[Problem to work on]: Restate each line word for word. Leave out every picture.

[Dataset section]:
════

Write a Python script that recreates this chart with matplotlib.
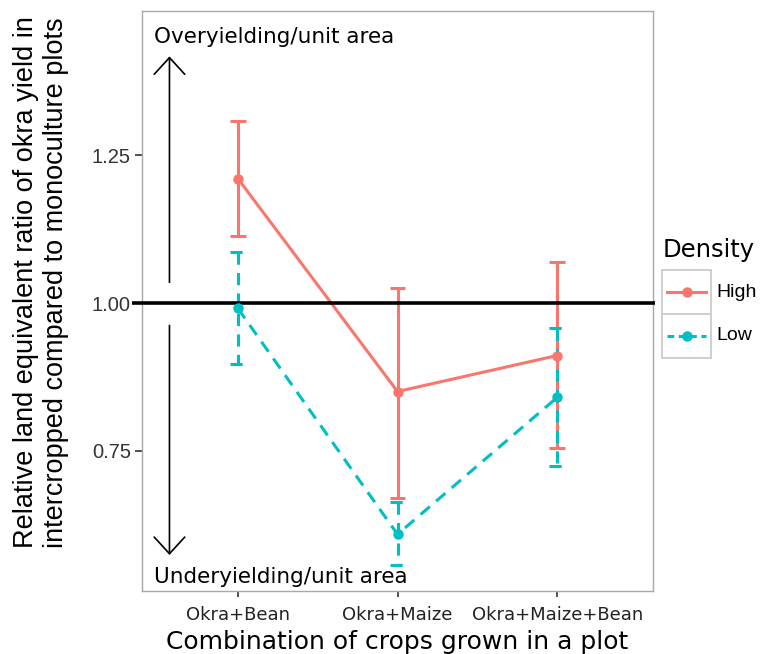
import matplotlib
matplotlib.use('Agg')
import matplotlib.pyplot as plt
from matplotlib.lines import Line2D
from matplotlib.patches import Rectangle

# ---------------- data ----------------
categories = ['Okra+Bean', 'Okra+Maize', 'Okra+Maize+Bean']
high_mean = [1.211, 0.850, 0.911]
high_upper = [1.309, 1.025, 1.069]
high_lower = [1.114, 0.670, 0.754]
low_mean = [0.991, 0.608, 0.840]
low_upper = [1.087, 0.663, 0.957]
low_lower = [0.897, 0.556, 0.723]
series_names = ['High', 'Low']
y_ticks = [0.75, 1.00, 1.25]
y_ticklabels = ['0.75', '1.00', '1.25']
reference_value = 1.0

HIGH_C = '#F8766D'
LOW_C = '#00BFC4'
GREY = '#a8a8a8'

W, H = 761, 654
fig = plt.figure(figsize=(W / 100, H / 100), dpi=100)
fig.patch.set_facecolor('white')


def fx(px):
    return px / W


def fy(py):
    return 1 - py / H


ax = fig.add_axes([fx(142), fy(591), (653 - 142) / W, (591 - 11) / H])
ax.set_xlim(0.4, 3.6)
ax.set_ylim(0.5119, 1.4949)
xs = list(range(1, len(categories) + 1))

lw = 2.2
dash = (4, 2.7)

# High series
for xi, lo, hi in zip(xs, high_lower, high_upper):
    ax.plot([xi, xi], [lo, hi], color=HIGH_C, lw=lw, solid_capstyle='butt', zorder=3)
    ax.plot([xi - 0.05, xi + 0.05], [hi, hi], color=HIGH_C, lw=lw, solid_capstyle='butt', zorder=3)
    ax.plot([xi - 0.05, xi + 0.05], [lo, lo], color=HIGH_C, lw=lw, solid_capstyle='butt', zorder=3)
ax.plot(xs, high_mean, color=HIGH_C, lw=lw, zorder=3)
ax.plot(xs, high_mean, 'o', color=HIGH_C, ms=6.5, zorder=7)

# Low series
for xi, lo, hi in zip(xs, low_lower, low_upper):
    ax.plot([xi, xi], [hi, lo], color=LOW_C, lw=lw, dashes=dash, dash_capstyle='butt', zorder=4)
    ax.plot([xi - 0.05, xi + 0.05], [hi, hi], color=LOW_C, lw=lw, dashes=dash, dash_capstyle='butt', zorder=4)
    ax.plot([xi - 0.05, xi + 0.05], [lo, lo], color=LOW_C, lw=lw, dashes=dash, dash_capstyle='butt', zorder=4)
ax.plot(xs, low_mean, color=LOW_C, lw=lw, dashes=dash, dash_capstyle='butt', zorder=4)
ax.plot(xs, low_mean, 'o', color=LOW_C, ms=6.5, zorder=7)

# reference line
ax.plot([0.34, 3.612], [reference_value, reference_value], color='black', lw=2.6,
        zorder=6, clip_on=False, solid_capstyle='butt')

# arrows
arrow_x = 0.572
ap = dict(arrowstyle='->,head_length=0.6,head_width=0.55', lw=1.2, color='black',
          shrinkA=0, shrinkB=0, mutation_scale=20)
ax.annotate('', xy=(arrow_x, 1.418), xytext=(arrow_x, 1.035), arrowprops=ap, zorder=2)
ax.annotate('', xy=(arrow_x, 0.573), xytext=(arrow_x, 0.962), arrowprops=ap, zorder=2)

ax.text(0.473, 1.4407, 'Overyielding/unit area', fontsize=15.5, ha='left', va='baseline',
        family='DejaVu Sans', color='black')
ax.text(0.478, 0.526, 'Underyielding/unit area', fontsize=15.5, ha='left', va='baseline',
        family='DejaVu Sans', color='black')

# axes styling
for s in ax.spines.values():
    s.set_color(GREY)
    s.set_linewidth(1.0)
ax.set_xticks(xs)
ax.set_xticklabels(categories, fontsize=13, family='DejaVu Sans', color='#222222')
ax.set_yticks(y_ticks)
ax.set_yticklabels(y_ticklabels, fontsize=14.5, family='Liberation Sans', color='#333333')
ax.tick_params(axis='x', length=4, width=1.2, color='#333333', pad=7)
ax.tick_params(axis='y', length=5, width=1.2, color='#333333', pad=3)

# axis titles
fig.text(fx(397.5), fy(649), 'Combination of crops grown in a plot', fontsize=18,
         family='DejaVu Sans', ha='center', va='baseline')
fig.text(fx(13), fy(548), 'Relative land equivalent ratio of okra yield in\n'
         'intercropped compared to monoculture plots',
         fontsize=19.5, family='Liberation Sans', rotation=90, ha='left', va='bottom',
         multialignment='left')

# legend (manual, ggplot style)
fig.text(fx(663), fy(250), 'Density', fontsize=17.5, family='DejaVu Sans', ha='left',
         va='center')
for i, (name, col) in enumerate(zip(series_names, [HIGH_C, LOW_C])):
    top = 270 + i * 44
    fig.add_artist(Rectangle((fx(662), fy(top + 44)), 49 / W, 44 / H, transform=fig.transFigure,
                             facecolor='white', edgecolor='#cccccc', lw=1.3))
    cy = top + 22
    kw = dict(dashes=(2.2, 1.5)) if name == 'Low' else {}
    fig.add_artist(Line2D([fx(667), fx(706)], [fy(cy), fy(cy)], transform=fig.transFigure,
                          color=col, lw=lw, **kw))
    fig.add_artist(Line2D([fx(686.5)], [fy(cy)], transform=fig.transFigure, marker='o',
                          ms=6.5, color=col, lw=0))
    fig.text(fx(716), fy(cy), name, fontsize=14, family='Liberation Sans', ha='left',
             va='center')

fig.savefig('out.png', dpi=100, facecolor='white')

════

[Solution for this task]:
Write a Python script that recreates this chart with matplotlib.
import matplotlib
matplotlib.use('Agg')
import matplotlib.pyplot as plt
from matplotlib.lines import Line2D
from matplotlib.patches import Rectangle

# ---------------- data ----------------
categories = ['Okra+Bean', 'Okra+Maize', 'Okra+Maize+Bean']
high_mean = [1.211, 0.850, 0.911]
high_upper = [1.309, 1.025, 1.069]
high_lower = [1.114, 0.670, 0.754]
low_mean = [0.991, 0.608, 0.840]
low_upper = [1.087, 0.663, 0.957]
low_lower = [0.897, 0.556, 0.723]
series_names = ['High', 'Low']
y_ticks = [0.75, 1.00, 1.25]
y_ticklabels = ['0.75', '1.00', '1.25']
reference_value = 1.0

HIGH_C = '#F8766D'
LOW_C = '#00BFC4'
GREY = '#a8a8a8'

W, H = 761, 654
fig = plt.figure(figsize=(W / 100, H / 100), dpi=100)
fig.patch.set_facecolor('white')


def fx(px):
    return px / W


def fy(py):
    return 1 - py / H


ax = fig.add_axes([fx(142), fy(591), (653 - 142) / W, (591 - 11) / H])
ax.set_xlim(0.4, 3.6)
ax.set_ylim(0.5119, 1.4949)
xs = list(range(1, len(categories) + 1))

lw = 2.2
dash = (4, 2.7)

# High series
for xi, lo, hi in zip(xs, high_lower, high_upper):
    ax.plot([xi, xi], [lo, hi], color=HIGH_C, lw=lw, solid_capstyle='butt', zorder=3)
    ax.plot([xi - 0.05, xi + 0.05], [hi, hi], color=HIGH_C, lw=lw, solid_capstyle='butt', zorder=3)
    ax.plot([xi - 0.05, xi + 0.05], [lo, lo], color=HIGH_C, lw=lw, solid_capstyle='butt', zorder=3)
ax.plot(xs, high_mean, color=HIGH_C, lw=lw, zorder=3)
ax.plot(xs, high_mean, 'o', color=HIGH_C, ms=6.5, zorder=7)

# Low series
for xi, lo, hi in zip(xs, low_lower, low_upper):
    ax.plot([xi, xi], [hi, lo], color=LOW_C, lw=lw, dashes=dash, dash_capstyle='butt', zorder=4)
    ax.plot([xi - 0.05, xi + 0.05], [hi, hi], color=LOW_C, lw=lw, dashes=dash, dash_capstyle='butt', zorder=4)
    ax.plot([xi - 0.05, xi + 0.05], [lo, lo], color=LOW_C, lw=lw, dashes=dash, dash_capstyle='butt', zorder=4)
ax.plot(xs, low_mean, color=LOW_C, lw=lw, dashes=dash, dash_capstyle='butt', zorder=4)
ax.plot(xs, low_mean, 'o', color=LOW_C, ms=6.5, zorder=7)

# reference line
ax.plot([0.34, 3.612], [reference_value, reference_value], color='black', lw=2.6,
        zorder=6, clip_on=False, solid_capstyle='butt')

# arrows
arrow_x = 0.572
ap = dict(arrowstyle='->,head_length=0.6,head_width=0.55', lw=1.2, color='black',
          shrinkA=0, shrinkB=0, mutation_scale=20)
ax.annotate('', xy=(arrow_x, 1.418), xytext=(arrow_x, 1.035), arrowprops=ap, zorder=2)
ax.annotate('', xy=(arrow_x, 0.573), xytext=(arrow_x, 0.962), arrowprops=ap, zorder=2)

ax.text(0.473, 1.4407, 'Overyielding/unit area', fontsize=15.5, ha='left', va='baseline',
        family='DejaVu Sans', color='black')
ax.text(0.478, 0.526, 'Underyielding/unit area', fontsize=15.5, ha='left', va='baseline',
        family='DejaVu Sans', color='black')

# axes styling
for s in ax.spines.values():
    s.set_color(GREY)
    s.set_linewidth(1.0)
ax.set_xticks(xs)
ax.set_xticklabels(categories, fontsize=13, family='DejaVu Sans', color='#222222')
ax.set_yticks(y_ticks)
ax.set_yticklabels(y_ticklabels, fontsize=14.5, family='Liberation Sans', color='#333333')
ax.tick_params(axis='x', length=4, width=1.2, color='#333333', pad=7)
ax.tick_params(axis='y', length=5, width=1.2, color='#333333', pad=3)

# axis titles
fig.text(fx(397.5), fy(649), 'Combination of crops grown in a plot', fontsize=18,
         family='DejaVu Sans', ha='center', va='baseline')
fig.text(fx(13), fy(548), 'Relative land equivalent ratio of okra yield in\n'
         'intercropped compared to monoculture plots',
         fontsize=19.5, family='Liberation Sans', rotation=90, ha='left', va='bottom',
         multialignment='left')

# legend (manual, ggplot style)
fig.text(fx(663), fy(250), 'Density', fontsize=17.5, family='DejaVu Sans', ha='left',
         va='center')
for i, (name, col) in enumerate(zip(series_names, [HIGH_C, LOW_C])):
    top = 270 + i * 44
    fig.add_artist(Rectangle((fx(662), fy(top + 44)), 49 / W, 44 / H, transform=fig.transFigure,
                             facecolor='white', edgecolor='#cccccc', lw=1.3))
    cy = top + 22
    kw = dict(dashes=(2.2, 1.5)) if name == 'Low' else {}
    fig.add_artist(Line2D([fx(667), fx(706)], [fy(cy), fy(cy)], transform=fig.transFigure,
                          color=col, lw=lw, **kw))
    fig.add_artist(Line2D([fx(686.5)], [fy(cy)], transform=fig.transFigure, marker='o',
                          ms=6.5, color=col, lw=0))
    fig.text(fx(716), fy(cy), name, fontsize=14, family='Liberation Sans', ha='left',
             va='center')

fig.savefig('out.png', dpi=100, facecolor='white')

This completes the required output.